By October 1843, William Law became aware that Joseph was indeed practicing polygamy. He didn’t agree with the doctrine, or its secret practice, and tried to get Joseph to abandon it. William, “with his arms around the neck of the Prophet...[and] tears streaming down his face...pleaded with him to withdraw the doctrine of plural marriage.” Joseph said he couldn’t, and released William from the First Presidency. Finally in late spring 1844, William resolved to take Joseph’’s polygamy public. As polygamy was against the law, William filed a lawsuit against Joseph for living “in an open state of adultery” with Maria Lawrence. The following Sunday Joseph commented on William’’s suit in his sermon, “Another indictment has been got up against me...What a thing it is for a man to be accused of committing adultery, and having seven wives, when I can only find one.” - LDS History of the Church 6:411
William would go on to be one of the main publishers of the “Nauvoo Expositor.”
A2) Gospel Topics Essays Confirms Leaders and Joseph used “carefully worded denials.”

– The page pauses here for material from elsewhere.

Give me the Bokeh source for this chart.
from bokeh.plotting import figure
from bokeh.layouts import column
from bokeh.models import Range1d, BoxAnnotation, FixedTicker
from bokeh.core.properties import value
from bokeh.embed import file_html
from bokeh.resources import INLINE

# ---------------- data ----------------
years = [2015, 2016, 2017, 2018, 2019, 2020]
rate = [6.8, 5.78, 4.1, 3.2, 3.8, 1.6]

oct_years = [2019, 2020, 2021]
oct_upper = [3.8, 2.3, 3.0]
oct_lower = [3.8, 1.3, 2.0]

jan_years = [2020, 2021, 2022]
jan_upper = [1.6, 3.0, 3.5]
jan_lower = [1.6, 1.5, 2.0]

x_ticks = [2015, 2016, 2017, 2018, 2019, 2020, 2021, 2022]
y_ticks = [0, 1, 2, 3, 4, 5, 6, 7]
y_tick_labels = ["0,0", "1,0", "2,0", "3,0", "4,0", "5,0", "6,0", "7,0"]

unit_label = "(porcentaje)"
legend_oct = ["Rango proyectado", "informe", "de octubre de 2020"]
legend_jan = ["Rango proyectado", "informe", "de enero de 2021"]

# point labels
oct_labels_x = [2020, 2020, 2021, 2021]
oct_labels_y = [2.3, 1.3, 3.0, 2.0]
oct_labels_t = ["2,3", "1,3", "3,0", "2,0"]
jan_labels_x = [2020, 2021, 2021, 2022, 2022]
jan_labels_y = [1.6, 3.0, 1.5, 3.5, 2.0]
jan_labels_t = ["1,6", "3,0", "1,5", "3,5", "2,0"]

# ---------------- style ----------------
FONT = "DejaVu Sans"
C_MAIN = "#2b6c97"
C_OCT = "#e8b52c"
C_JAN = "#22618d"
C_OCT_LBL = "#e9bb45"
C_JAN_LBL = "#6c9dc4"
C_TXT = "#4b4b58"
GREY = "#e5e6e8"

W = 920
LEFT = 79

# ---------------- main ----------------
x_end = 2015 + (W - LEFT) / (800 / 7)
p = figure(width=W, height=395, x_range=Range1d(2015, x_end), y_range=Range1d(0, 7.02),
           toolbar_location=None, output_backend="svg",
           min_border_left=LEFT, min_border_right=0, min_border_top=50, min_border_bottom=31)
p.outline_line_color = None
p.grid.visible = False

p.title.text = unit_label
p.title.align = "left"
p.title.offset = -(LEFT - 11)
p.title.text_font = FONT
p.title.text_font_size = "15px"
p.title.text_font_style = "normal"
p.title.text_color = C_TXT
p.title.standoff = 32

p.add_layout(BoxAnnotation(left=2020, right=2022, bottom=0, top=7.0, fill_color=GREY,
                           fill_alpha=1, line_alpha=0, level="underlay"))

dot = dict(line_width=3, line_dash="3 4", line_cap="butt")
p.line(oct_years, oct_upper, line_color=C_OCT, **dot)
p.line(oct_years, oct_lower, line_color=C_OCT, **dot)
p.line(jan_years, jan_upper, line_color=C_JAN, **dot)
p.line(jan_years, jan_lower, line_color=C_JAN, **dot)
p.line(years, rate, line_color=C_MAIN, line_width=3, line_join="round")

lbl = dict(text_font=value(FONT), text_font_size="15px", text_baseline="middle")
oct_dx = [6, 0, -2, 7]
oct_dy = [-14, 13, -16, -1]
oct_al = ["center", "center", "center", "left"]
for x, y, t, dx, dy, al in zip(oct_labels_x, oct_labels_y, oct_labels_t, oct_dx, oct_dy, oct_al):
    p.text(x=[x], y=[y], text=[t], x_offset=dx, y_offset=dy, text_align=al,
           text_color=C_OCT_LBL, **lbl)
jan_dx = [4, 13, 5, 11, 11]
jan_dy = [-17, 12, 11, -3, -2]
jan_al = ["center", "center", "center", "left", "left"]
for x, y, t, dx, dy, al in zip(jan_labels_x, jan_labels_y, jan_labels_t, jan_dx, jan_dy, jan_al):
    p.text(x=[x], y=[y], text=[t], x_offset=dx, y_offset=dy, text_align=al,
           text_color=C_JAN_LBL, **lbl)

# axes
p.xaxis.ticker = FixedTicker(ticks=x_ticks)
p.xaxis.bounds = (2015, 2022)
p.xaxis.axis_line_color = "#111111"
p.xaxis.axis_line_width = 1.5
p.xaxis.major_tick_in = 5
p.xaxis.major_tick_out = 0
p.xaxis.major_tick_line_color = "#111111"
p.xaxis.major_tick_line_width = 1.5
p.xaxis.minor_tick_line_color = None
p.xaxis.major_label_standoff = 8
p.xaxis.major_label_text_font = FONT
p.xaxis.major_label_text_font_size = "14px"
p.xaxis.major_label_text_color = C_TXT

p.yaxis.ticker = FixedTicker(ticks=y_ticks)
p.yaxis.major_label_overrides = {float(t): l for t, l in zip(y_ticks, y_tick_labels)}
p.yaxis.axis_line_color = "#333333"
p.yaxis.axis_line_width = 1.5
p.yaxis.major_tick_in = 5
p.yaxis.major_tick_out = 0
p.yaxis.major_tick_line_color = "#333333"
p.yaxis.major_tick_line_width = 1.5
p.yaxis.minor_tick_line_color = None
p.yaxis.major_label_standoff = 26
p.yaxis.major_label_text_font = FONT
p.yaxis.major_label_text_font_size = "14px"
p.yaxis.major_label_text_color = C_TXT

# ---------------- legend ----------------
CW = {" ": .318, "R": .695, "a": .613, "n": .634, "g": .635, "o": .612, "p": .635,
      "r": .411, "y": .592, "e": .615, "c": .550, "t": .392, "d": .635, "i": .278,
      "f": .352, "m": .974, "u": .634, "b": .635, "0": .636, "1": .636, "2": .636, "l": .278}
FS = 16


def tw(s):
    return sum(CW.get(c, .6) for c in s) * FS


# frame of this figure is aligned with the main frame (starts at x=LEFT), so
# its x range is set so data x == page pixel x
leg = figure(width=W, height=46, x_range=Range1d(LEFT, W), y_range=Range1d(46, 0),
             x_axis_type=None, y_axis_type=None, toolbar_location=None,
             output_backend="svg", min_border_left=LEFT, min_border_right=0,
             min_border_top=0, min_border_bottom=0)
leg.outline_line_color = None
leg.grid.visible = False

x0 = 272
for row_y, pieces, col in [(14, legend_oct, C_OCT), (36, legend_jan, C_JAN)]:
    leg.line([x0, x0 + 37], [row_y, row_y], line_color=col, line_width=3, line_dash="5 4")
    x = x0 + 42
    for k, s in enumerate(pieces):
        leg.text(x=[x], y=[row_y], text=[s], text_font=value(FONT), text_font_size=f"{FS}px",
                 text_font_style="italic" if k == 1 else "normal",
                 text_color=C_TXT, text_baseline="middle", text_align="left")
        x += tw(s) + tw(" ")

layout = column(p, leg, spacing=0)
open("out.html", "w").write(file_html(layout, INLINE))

Supporting Sources and Quotes
As the LDS.org Plural Marriage in Kirtland and Navoo essay puts it, “The rumors prompted members and leaders to issue carefully worded denials that denounced spiritual wifery and polygamy but were silent about what Joseph Smith and others saw as divinely mandated “celestial” plural marriage.22 The statements emphasized that the Church practiced no marital law other than monogamy while implicitly leaving open the possibility that individuals, under direction of God’s living prophet, might do so.23”
Beyond the fact that the church is using phrases such as “carefully worded denials” when Joseph was lying, the footnote (22) explains “In the denials, “polygamy” was understood to mean the marriage of one man to more than one woman but without Church sanction.” So, effectively the church essay is differentiating between “polygamy” and “plural marriage” as verbal semantics that Joseph used to lie to both the public and most members of the church about his secret marriages.

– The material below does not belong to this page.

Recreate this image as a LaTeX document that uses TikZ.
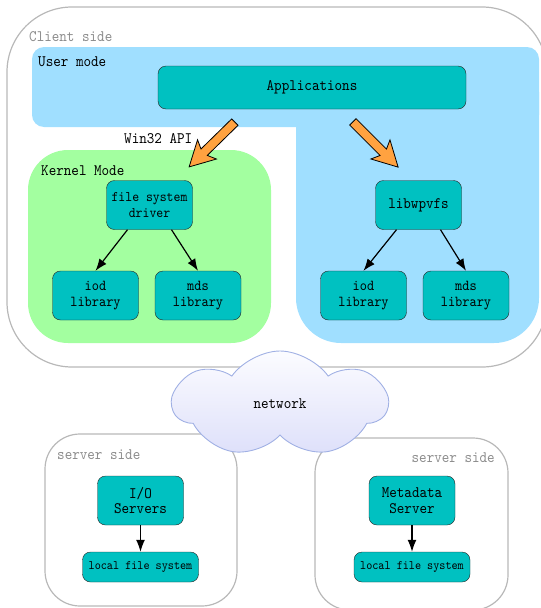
\documentclass[tikz,border=0pt]{standalone}
\usepackage{fontspec}
\setmonofont{lmmono10-regular.otf}[FakeStretch=0.9]
\usepackage{tikz}
\usetikzlibrary{arrows.meta,shapes.symbols}
\tikzset{>=latex}
\usepackage{xcolor}
\definecolor{usercol}{RGB}{160,223,255}
\definecolor{kernelcol}{RGB}{163,255,160}
\definecolor{tealbox}{RGB}{0,193,193}
\definecolor{arrowcol}{RGB}{255,162,64}
\definecolor{cloudline}{RGB}{160,176,228}
\definecolor{cloudtop}{RGB}{252,252,255}
\definecolor{cloudbot}{RGB}{222,224,250}
\colorlet{sidecol}{black!28}
\colorlet{sidetext}{black!45}
\newcommand\mfont[1]{\ttfamily\fontsize{#1}{15.5}\selectfont}
\tikzstyle{box}=[draw=black!85,fill=tealbox,rounded corners=8pt,align=center,
  inner sep=0pt,minimum width=86pt,minimum height=49pt,font={\mfont{16}}]
\tikzstyle{sidebox}=[draw=sidecol,line width=1.2pt]
\tikzstyle{sidelabel}=[inner sep=0pt,text=sidetext,font={\mfont{16}}]
\tikzstyle{modelabel}=[inner sep=0pt,font={\mfont{16}}]
\tikzstyle{edge}=[-{Latex[length=12pt,width=9pt]},line width=1.2pt]
\tikzset{
  fatarrow/.pic={
    \draw[fill=arrowcol,line width=0.8pt,line join=miter]
      (-32,-4.5) -- (11,-4.5) -- (7,-13.5) -- (32,0)
      -- (7,13.5) -- (11,4.5) -- (-32,4.5) -- cycle;
  }
}

\begin{document}
\begin{tikzpicture}[x=1pt,y=-1pt]
  \useasboundingbox (0,0) rectangle (541,608);

  % CLIENT
  \draw[sidebox,rounded corners=65pt] (7,7) rectangle (547,367);
  \node[sidelabel,anchor=west] (clientlbl) at (29,37) {Client side};

  \fill[usercol,rounded corners=12pt] (32,47) rectangle (539,127);
  \fill[usercol,rounded corners=45pt] (296,47) rectangle (539,343);
  \fill[kernelcol,rounded corners=40pt] (28,150) rectangle (271,343);
  \node[modelabel,anchor=west] (userlbl) at (38,62) {User mode};
  \node[modelabel,anchor=west] (kernellbl) at (41,171) {Kernel Mode};
  \node[modelabel,anchor=west] (winlbl) at (124,139) {Win32 API};

  \node[box,minimum width=308pt,minimum height=43pt] (apps) at (312,87.5) {Applications};

  \node[box,font={\mfont{14.6}}] (fsd) at (149.5,205) {file system\\driver};
  \node[box,font={\mfont{15.2}}] (iodL) at (95.5,295.5) {iod\\library};
  \node[box,font={\mfont{15.2}}] (mdsL) at (198,295.5) {mds\\library};
  \draw[edge] ([xshift=-22pt]fsd.south) -- (iodL.north);
  \draw[edge] ([xshift=22pt]fsd.south) -- (mdsL.north);

  \node[box] (vfs) at (418.5,205) {libwpvfs};
  \node[box,font={\mfont{15.2}}] (iodR) at (363.5,295.5) {iod\\library};
  \node[box,font={\mfont{15.2}}] (mdsR) at (466,295.5) {mds\\library};
  \draw[edge] ([xshift=-22pt]vfs.south) -- (iodR.north);
  \draw[edge] ([xshift=22pt]vfs.south) -- (mdsR.north);

  \pic[rotate=224.4] at (212,144.5) {fatarrow};
  \pic[rotate=-45] at (375.5,144.5) {fatarrow};

  % SERVERS
  \draw[sidebox,rounded corners=35pt] (45,434) rectangle (237,606);
  \node[sidelabel,anchor=west] (srvlblL) at (57,455) {server side};
  \node[box] (ios) at (140.5,500.5) {I/O\\Servers};
  \node[box,minimum width=116pt,minimum height=30pt,font={\mfont{12.9}}]
    (lfsL) at (140.5,567) {local file system};
  \draw[edge] (ios) -- (lfsL);

  \draw[sidebox,rounded corners=35pt] (315,438) rectangle (508,610);
  \node[sidelabel,anchor=east] (srvlblR) at (495,458) {server side};
  \node[box] (mds) at (412,500.5) {Metadata\\Server};
  \node[box,minimum width=116pt,minimum height=30pt,font={\mfont{12.9}}]
    (lfsR) at (412,567) {local file system};
  \draw[edge] (mds) -- (lfsR);

  % NETWORK
  \node[cloud,cloud puffs=7,cloud puff arc=110,cloud ignores aspect,draw=cloudline,
    line width=0.9pt,top color=cloudtop,bottom color=cloudbot,
    minimum width=214pt,minimum height=106pt,font={\mfont{16}}]
    (net) at (280,404) {network};
\end{tikzpicture}
\end{document}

A3) William Clayton wrote in his Journal that Joseph counseled him to lie about plural marriage.
Supporting Sources and Quotes
Joseph privately told William Clayton to keep a particular plural wife knowing that the membership would be troubled about it if they found out, since most of the saints believed Joseph's repeated denials about polygamy. Joseph cautioned Clayton that if "they raise trouble about it and bring you before me I will give you an awful scourging and probably cut you off from the church and then I will baptize you and set you ahead as good as ever." (An Intimate Chronicle: The Journals of William Clayton, p. 122)
Issues these Facts Raise
This is a clear case of Joseph either: 1. Lying to the people of the church, 2. Telling a half-truth (honestly I don’t know how this could be considered as even a half-truth) with the clear intention to deceive. Somehow God is okay with this? If so, what does that say about God? If not, why did God allow his prophet to deceive the church?
Further Joseph Smith’s tactics in denying polygamy reminds me of Bill Clinton (he liked to say carefully worded denials as well). Joseph said, “What a thing it is for a man to be accused of committing adultery, and having seven wives, when I can only find one.” Joseph obviously didn’t believe sleeping with other women without Emma’s knowledge of adultery, and can’t seem to find any of his many other wives except Emma. Similar to how Bill Clinton said, “I did not have sexual relations with that woman,” he was excluding oral sex from his personal definition of sexual relations.
Questions these Facts Raise
If Joseph is known to lie on multiple occasions to the entire church, why should everything else he said not be suspect? Why shouldn’t I ask if other things he said were a lie?